Today is Mother's Day.
As a pastor, I don’t attach a lot of significance to planning worship
around particular days of the year. Some
churches do that kind of thing, making a special emphasis on Mother's Day,
Father's Day, the Sunday before Independence Day and such.
I don't.
It's not that those kinds of days don’t have a particular
importance, but it is that those days don’t really have a lot to do with the worship of God. God created mothers and we can thank him for
that. God created the independence we
enjoy in this country, and we can thank him for that as well. But to make mothers, or something else, the
focal point of worship drifts too closely, in my mind, to worshipping those
things rather than God. And it is God,
alone, revealed as Father, Son and Spirit, that we want to worship.
But not planning worship around a particular holiday does
not mean that I don’t want to be aware of that holiday, or be insensitive to
the things that may be on people's minds as we gather for worship. In the picture are some notes I made before
worship this morning of things that I wanted to be mindful of in our
congregational prayer. Every Sunday before
worship starts I make a few notes of things I want to include in our
prayer. Then during worship I ask if people
have things that they want to lift up in prayer. Those two things give me a rough outline of
the prayer I will pray on behalf of the congregation.
As you can see from my note, mothers were on my mind as I
thought about the prayer. I wanted to pray for mothers. I also wanted to be mindful of those women
who wanted children but weren't label to have them. And lastly, I wanted to
remember those mothers who have lost children.
Among our congregation there are a lot of women who are good
mothers. They are doing the hard work
necessary to do the best they can for their children. In some cases this includes aunts and
grandma's who are actively either helping someone in their family, or who are
raising the children as their own. There can be a number of reasons for that last
group, and I don’t want to cast any blame.
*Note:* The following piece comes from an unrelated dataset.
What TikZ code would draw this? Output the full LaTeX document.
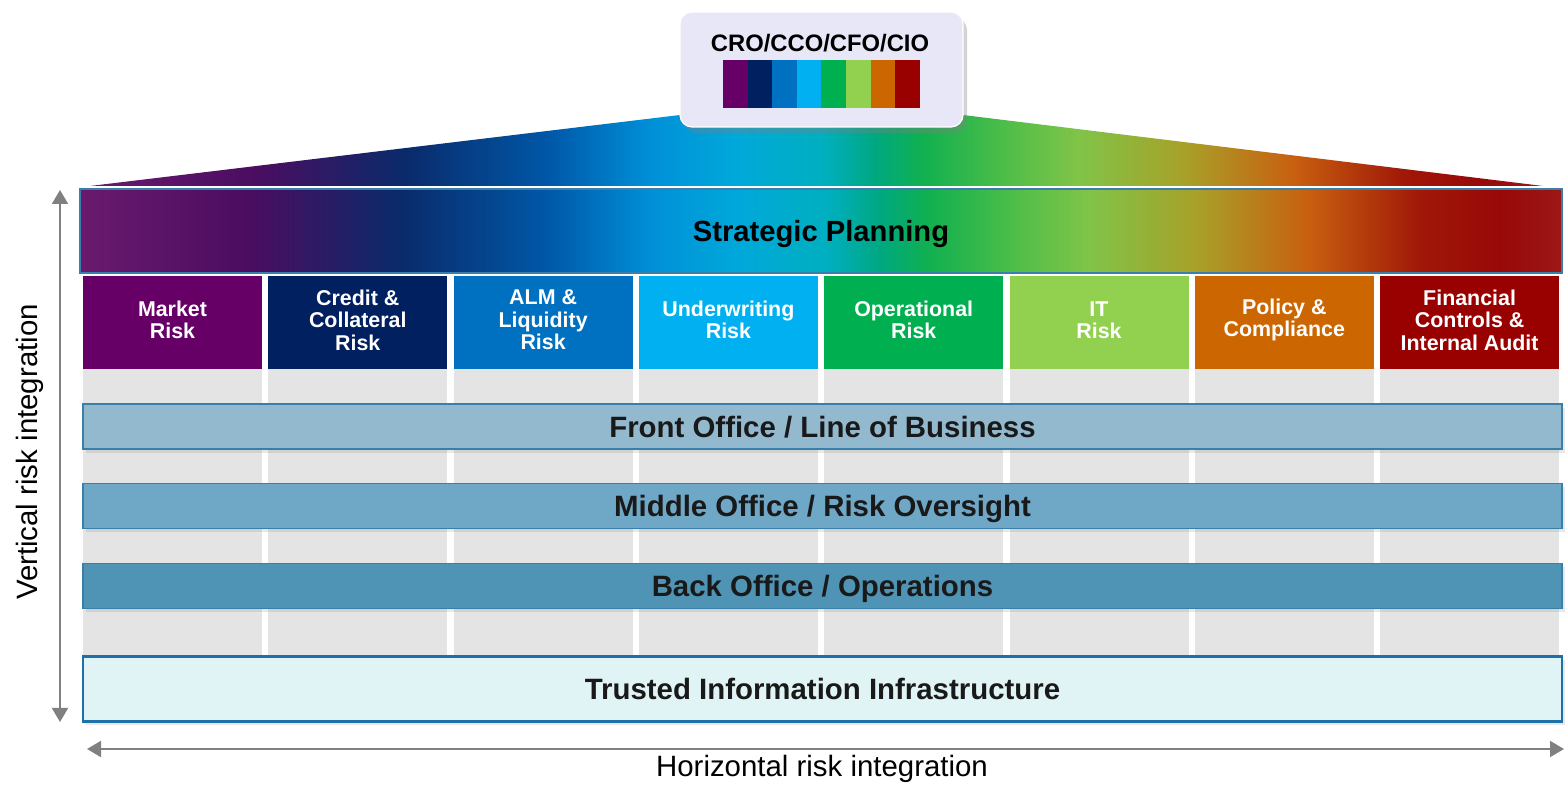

I just want to bring to God a word of thanks for mothers, and to ask him
to continue to strengthen and guide women filling that very much needed role.
There are a few women I know of in our congregation who have
lived with the disappointment of not being able to have children on their
own. They may still have become moms
through other means but I know that they are living with a sense of loss over
what others had that they couldn't, and a holiday like Mother's Day can be a
very painful reminder of that. I don’t recall now what I said during worship
this morning, but I hope that it was something that asked God to be tender and comforting towards them.
And then there is a group of mothers who live with the very
hard knowledge of having lost children.
As parents our general expectation is that our children will survive us,
but we know that this isn't always the case.
As I thought about my own congregation this morning I thought of six
women I know of who are members and who have lost one, or more, of their children. I can't imagine the range and depth of
emotions that run through them as their children come to mind, or on a day such
as this, when being a mother may be celebrated and they no longer have the child
that called them mom.
Mothers are a good gift from God and the role of a mother will
change over the course of the life of their child. But something infinitely
better is the God who created mothers.
The God who never changes. The
God whose love for his children is as strong on the first day as it is on the
last.
May he strengthen and guide those women who are moms
actively raising children. May he
provide comfort to those women who longed for children but never had any. And
may he comfort those moms whose motherhood is also tinged with grief and loss. Amen.